SOURCE DATA:

====

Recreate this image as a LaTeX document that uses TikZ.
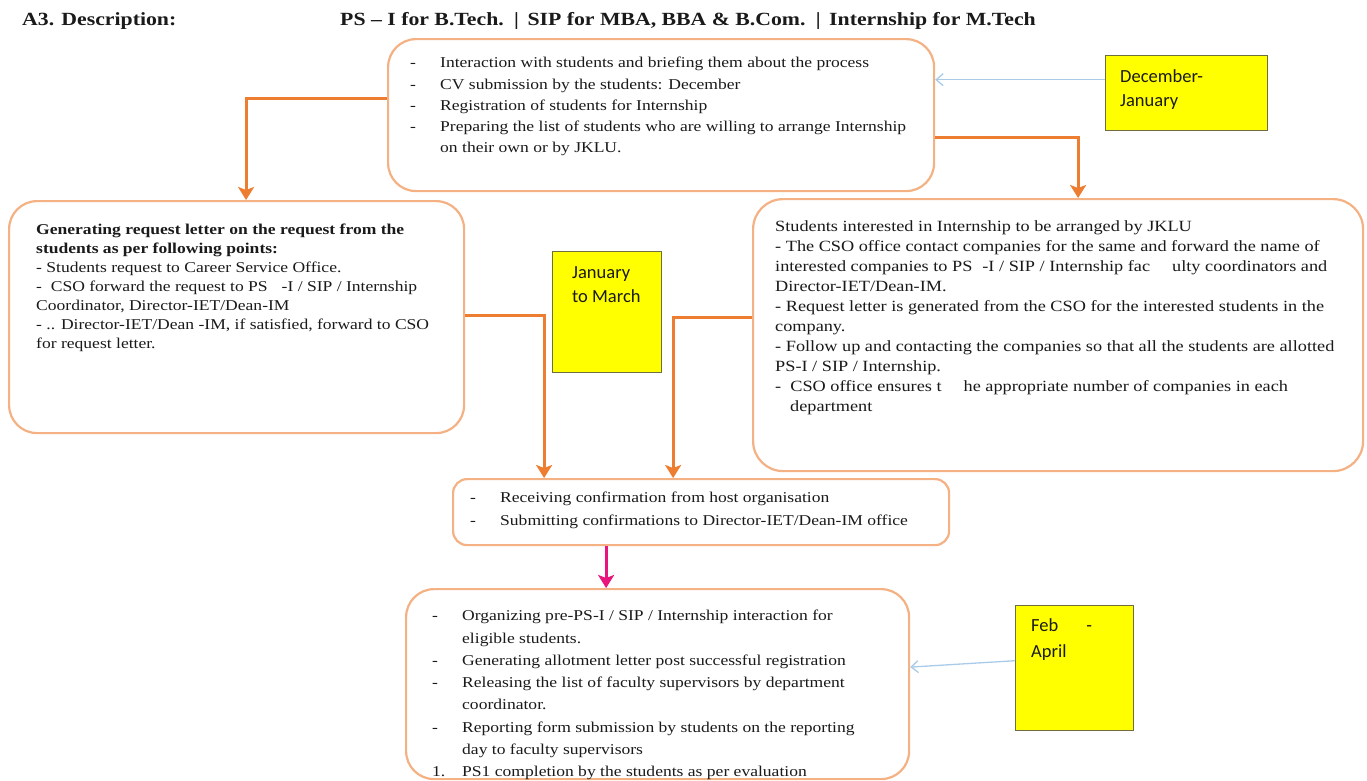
\documentclass[tikz,border=0pt]{standalone}
\usepackage{fontspec}
\setmainfont{Liberation Serif}[FakeStretch=1.17]
\newfontfamily\notefont{Carlito}
\usetikzlibrary{arrows.meta}

\definecolor{boxline}{HTML}{F4B183}
\definecolor{flow}{HTML}{ED7D31}
\definecolor{pinkflow}{HTML}{E8157F}
\definecolor{notearrow}{HTML}{A9CBEA}
\definecolor{noteedge}{HTML}{6E6E40}
\definecolor{notefill}{HTML}{FFFF00}
\definecolor{ink}{HTML}{1A1A1A}

\tikzset{
  stage/.style={draw=boxline, line width=2.2pt, fill=white, anchor=north west, inner sep=0pt},
  period/.style={draw=noteedge, line width=1.4pt, fill=notefill, anchor=north west, inner sep=0pt},
  txt/.style={anchor=north west, inner sep=0pt, align=left, text=ink},
  periodtxt/.style={anchor=north west, inner sep=0pt, align=left, text=ink, font=\notefont\fontsize{18.5}{24}\selectfont},
  flowarrow/.style={draw=flow, line width=3pt, -{Stealth[length=13pt,width=16pt,inset=3pt]}},
  pinkarrow/.style={draw=pinkflow, line width=3pt, -{Stealth[length=13pt,width=16pt,inset=3pt]}},
  notelink/.style={draw=notearrow, line width=1.3pt, -{Straight Barb[length=7pt,width=12pt]}}
}

\begin{document}
\begin{tikzpicture}[x=1pt, y=-1pt]
\useasboundingbox (0,0) rectangle (1367,780);

% heading
\node[txt, anchor=west, font=\bfseries\fontsize{18.6}{20}\selectfont] (label) at (22,21) {A3. Description:};
\node[txt, anchor=west, font=\bfseries\fontsize{18.6}{20}\selectfont] (heading) at (340,21)
  {PS -- I for B.Tech. \,|\, SIP for MBA, BBA \& B.Com. \,|\, Internship for M.Tech};

% process boxes
\node[stage, rounded corners=28pt, minimum width=546pt, minimum height=152pt] (top) at (387,38) {};
\node[stage, rounded corners=28pt, minimum width=455pt, minimum height=232pt] (left) at (8,200) {};
\node[stage, rounded corners=30pt, minimum width=610pt, minimum height=272pt] (right) at (752,198) {};
\node[stage, rounded corners=14pt, minimum width=496pt, minimum height=66pt] (mid) at (452,478) {};
\node[stage, rounded corners=28pt, minimum width=503pt, minimum height=190pt] (bot) at (405,588) {};

% time periods
\node[period, minimum width=162pt, minimum height=75pt] (decjan) at (1105,55) {};
\node[period, minimum width=109pt, minimum height=121pt] (janmar) at (552,251) {};
\node[period, minimum width=118pt, minimum height=125pt] (febapr) at (1015,605) {};

\node[periodtxt] (decjantxt) at (1120,69) {December-\\January};
\node[periodtxt] (janmartxt) at (572,266) {January\\to March};
\node[periodtxt] (febaprtxt) at (1031,618) {Feb\hspace{28pt}-\\[2pt]April};

% box texts
\node[txt] (toptxt) at (410,52.6) {\fontsize{15}{21.3}\selectfont
\begin{tabular}{@{}p{30pt}@{}l@{}}
- & Interaction with students and briefing them about the process\\
- & CV submission by the students: December\\
- & Registration of students for Internship\\
- & Preparing the list of students who are willing to arrange Internship\\
  & on their own or by JKLU.
\end{tabular}};

\node[txt] (lefttxt) at (36,221.2) {\fontsize{15}{19}\selectfont
\begin{tabular}{@{}l@{}}
\textbf{Generating request letter on the request from the}\\
\textbf{students as per following points:}\\
- Students request to Career Service Office.\\
-\ \ CSO forward the request to PS\hspace{14pt}-I / SIP / Internship\\
Coordinator, Director-IET/Dean-IM\\
- .. Director-IET/Dean -IM, if satisfied, forward to CSO\\
for request letter.
\end{tabular}};

\node[txt] (righttxt) at (775,217.5) {\fontsize{15.6}{20}\selectfont
\begin{tabular}{@{}l@{}}
Students interested in Internship to be arranged by JKLU\\
- The CSO office contact companies for the same and forward the name of\\
interested companies to PS\hspace{10pt}-I / SIP / Internship fac\hspace{22pt}ulty coordinators and\\
Director-IET/Dean-IM.\\
- Request letter is generated from the CSO for the interested students in the\\
company.\\
- Follow up and contacting the companies so that all the students are allotted\\
PS-I / SIP / Internship.\\
-\ \ CSO office ensures t\hspace{22pt}he appropriate number of companies in each\\
\hspace{15pt}department
\end{tabular}};

\node[txt] (midtxt) at (470,486.4) {\fontsize{15}{23}\selectfont
\begin{tabular}{@{}p{30pt}@{}l@{}}
- & Receiving confirmation from host organisation\\
- & Submitting confirmations to Director-IET/Dean-IM office
\end{tabular}};

\node[txt] (bottxt) at (432,604.9) {\fontsize{15}{22.3}\selectfont
\begin{tabular}{@{}p{30pt}@{}l@{}}
- & Organizing pre-PS-I / SIP / Internship interaction for\\
  & eligible students.\\
- & Generating allotment letter post successful registration\\
- & Releasing the list of faculty supervisors by department\\
  & coordinator.\\
- & Reporting form submission by students on the reporting\\
  & day to faculty supervisors\\
1. & PS1 completion by the students as per evaluation
\end{tabular}};

% flow connectors
\draw[flowarrow] ([yshift=-60pt]top.north west) -| ([xshift=9.5pt]left.north);
\draw[flowarrow] ([yshift=-99pt]top.north east) -| ([xshift=20pt]right.north);
\draw[flowarrow] ([yshift=-115pt]left.north east) -| ([xshift=-157pt]mid.north);
\draw[flowarrow] ([yshift=-119pt]right.north west) -| ([xshift=-28pt]mid.north);
\draw[pinkarrow] ([xshift=-95pt]mid.south) -- ([xshift=-95pt]mid.south |- bot.north);

% period pointers
\draw[notelink] ([yshift=13.5pt]decjan.west) -- ([yshift=13.5pt]decjan.west -| top.east);
\draw[notelink] ([yshift=7.5pt]febapr.west) -- ([yshift=17pt]bot.east);
\end{tikzpicture}
\end{document}
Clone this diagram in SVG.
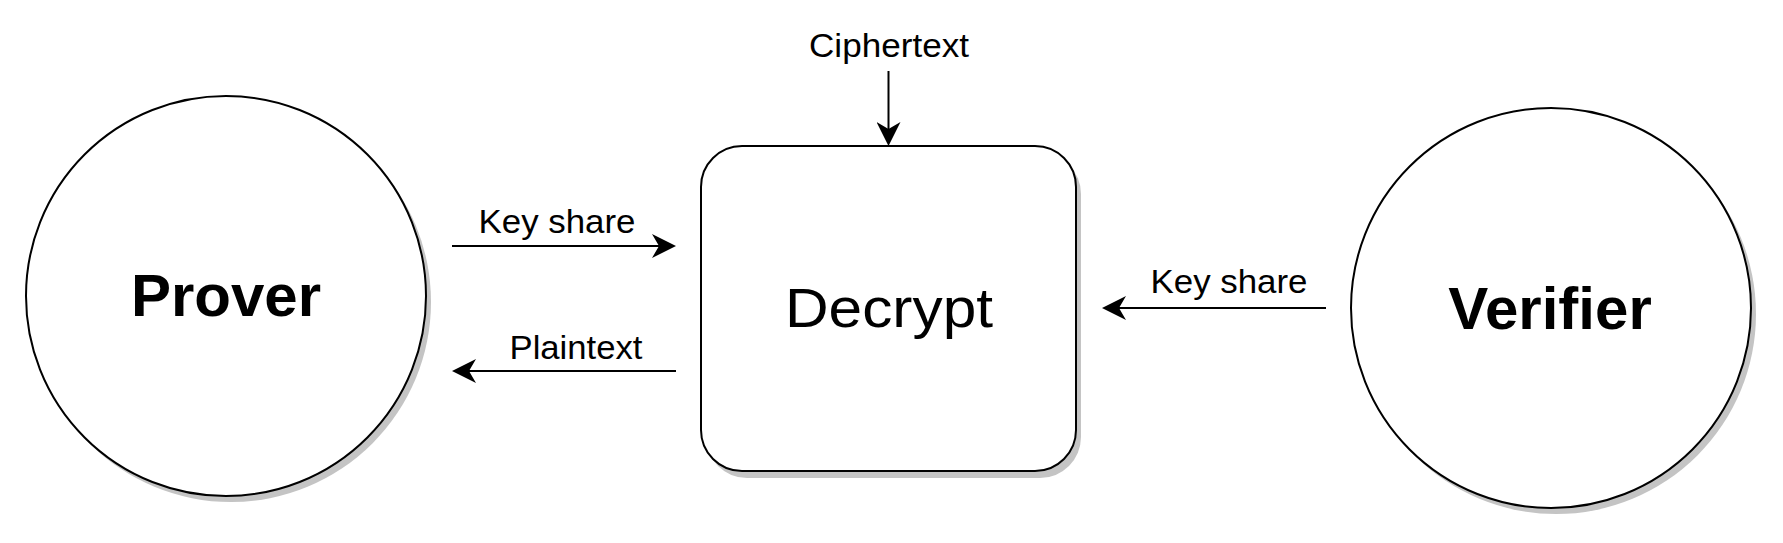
<svg xmlns="http://www.w3.org/2000/svg" width="1783" height="543" viewBox="0 0 1783 543">
<style>
.shape{fill:#ffffff;stroke:#000000;stroke-width:2}
.shadow{fill:#c4c4c4;stroke:none}
.big{font-family:"Liberation Sans",Arial,sans-serif;font-weight:bold;font-size:60px;fill:#000}
.mid{font-family:"Liberation Sans",Arial,sans-serif;font-size:56px;fill:#000}
.lbl{font-family:"Liberation Sans",Arial,sans-serif;font-size:33px;fill:#000}
.edge{fill:none;stroke:#000;stroke-width:2}
</style>
<defs>
<marker id="arr" markerUnits="userSpaceOnUse" viewBox="0 0 24 24" markerWidth="24" markerHeight="24" refX="7" refY="12" orient="auto">
<path d="M0,0 L24,12 L0,24 L7,12 Z" fill="#000"/>
</marker>
</defs>
<rect width="1783" height="543" fill="#ffffff"/>
<g id="prover">
<circle class="shadow" cx="231" cy="302" r="200"/>
<circle class="shape" cx="226" cy="296" r="200"/>
<text class="big" x="226" y="316" text-anchor="middle">Prover</text>
</g>
<g id="decrypt">
<rect class="shadow" x="706" y="153" width="375" height="325" rx="41" ry="41"/>
<rect class="shape" x="701" y="146" width="375" height="325" rx="41" ry="41"/>
<text class="mid" x="889" y="327" text-anchor="middle" textLength="208" lengthAdjust="spacingAndGlyphs">Decrypt</text>
</g>
<g id="verifier">
<circle class="shadow" cx="1556" cy="314" r="200"/>
<circle class="shape" cx="1551" cy="308" r="200"/>
<text class="big" x="1550" y="329" text-anchor="middle">Verifier</text>
</g>
<g id="connectors">
<line class="edge" x1="888.5" y1="71" x2="888.5" y2="129" marker-end="url(#arr)"/>
<line class="edge" x1="452" y1="246" x2="659" y2="246" marker-end="url(#arr)"/>
<line class="edge" x1="676" y1="371" x2="469" y2="371" marker-end="url(#arr)"/>
<line class="edge" x1="1326" y1="308" x2="1119" y2="308" marker-end="url(#arr)"/>
<text class="lbl" x="889" y="57" text-anchor="middle" textLength="160" lengthAdjust="spacingAndGlyphs">Ciphertext</text>
<text class="lbl" x="557" y="233" text-anchor="middle" textLength="157" lengthAdjust="spacingAndGlyphs">Key share</text>
<text class="lbl" x="576" y="359" text-anchor="middle" textLength="133" lengthAdjust="spacingAndGlyphs">Plaintext</text>
<text class="lbl" x="1229" y="293" text-anchor="middle" textLength="157" lengthAdjust="spacingAndGlyphs">Key share</text>
</g>
</svg>
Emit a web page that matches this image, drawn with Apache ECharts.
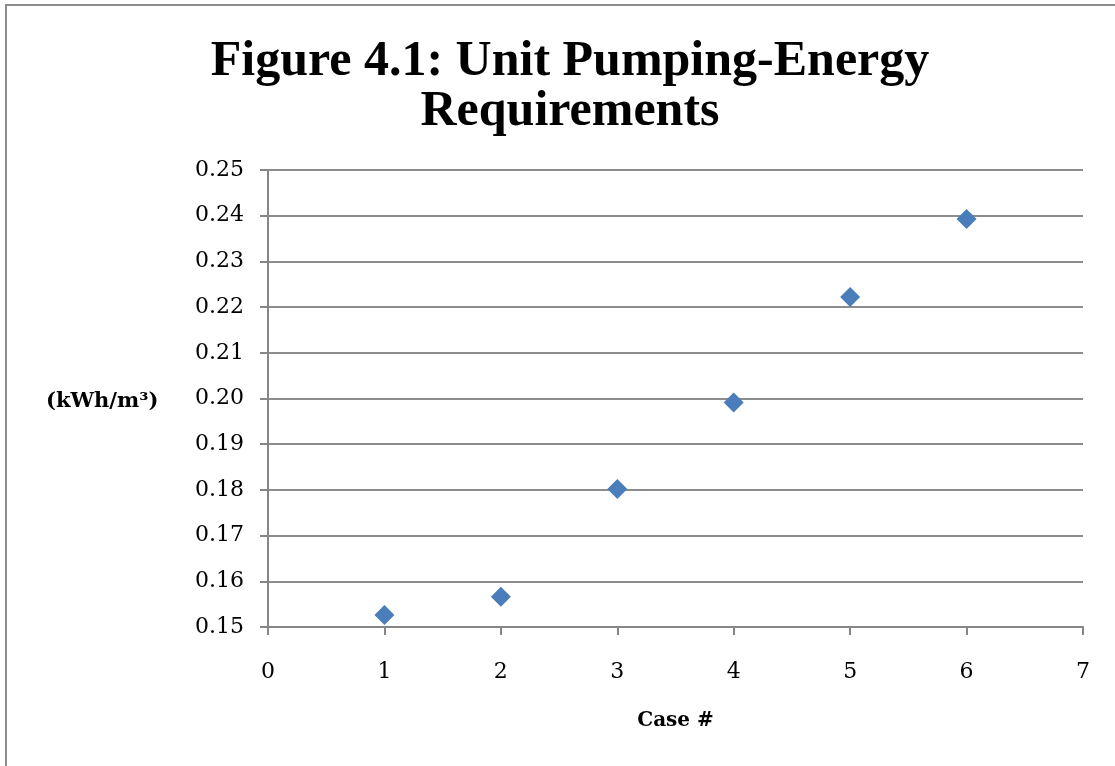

====

TASK DIRECTIONS:
Please restate the material above line by line, exactly, beginning at its first line and ending with the line that contains "I for B.Tech.", without any pictures.

EXERCISE OUTPUT:
Recreate this image as a LaTeX document that uses TikZ.
\documentclass[tikz,border=0pt]{standalone}
\usepackage{fontspec}
\setmainfont{Liberation Serif}[FakeStretch=1.17]
\newfontfamily\notefont{Carlito}
\usetikzlibrary{arrows.meta}

\definecolor{boxline}{HTML}{F4B183}
\definecolor{flow}{HTML}{ED7D31}
\definecolor{pinkflow}{HTML}{E8157F}
\definecolor{notearrow}{HTML}{A9CBEA}
\definecolor{noteedge}{HTML}{6E6E40}
\definecolor{notefill}{HTML}{FFFF00}
\definecolor{ink}{HTML}{1A1A1A}

\tikzset{
  stage/.style={draw=boxline, line width=2.2pt, fill=white, anchor=north west, inner sep=0pt},
  period/.style={draw=noteedge, line width=1.4pt, fill=notefill, anchor=north west, inner sep=0pt},
  txt/.style={anchor=north west, inner sep=0pt, align=left, text=ink},
  periodtxt/.style={anchor=north west, inner sep=0pt, align=left, text=ink, font=\notefont\fontsize{18.5}{24}\selectfont},
  flowarrow/.style={draw=flow, line width=3pt, -{Stealth[length=13pt,width=16pt,inset=3pt]}},
  pinkarrow/.style={draw=pinkflow, line width=3pt, -{Stealth[length=13pt,width=16pt,inset=3pt]}},
  notelink/.style={draw=notearrow, line width=1.3pt, -{Straight Barb[length=7pt,width=12pt]}}
}

\begin{document}
\begin{tikzpicture}[x=1pt, y=-1pt]
\useasboundingbox (0,0) rectangle (1367,780);

% heading
\node[txt, anchor=west, font=\bfseries\fontsize{18.6}{20}\selectfont] (label) at (22,21) {A3. Description:};
\node[txt, anchor=west, font=\bfseries\fontsize{18.6}{20}\selectfont] (heading) at (340,21)
  {PS -- I for B.Tech. \,|\, SIP for MBA, BBA \& B.Com. \,|\, Internship for M.Tech};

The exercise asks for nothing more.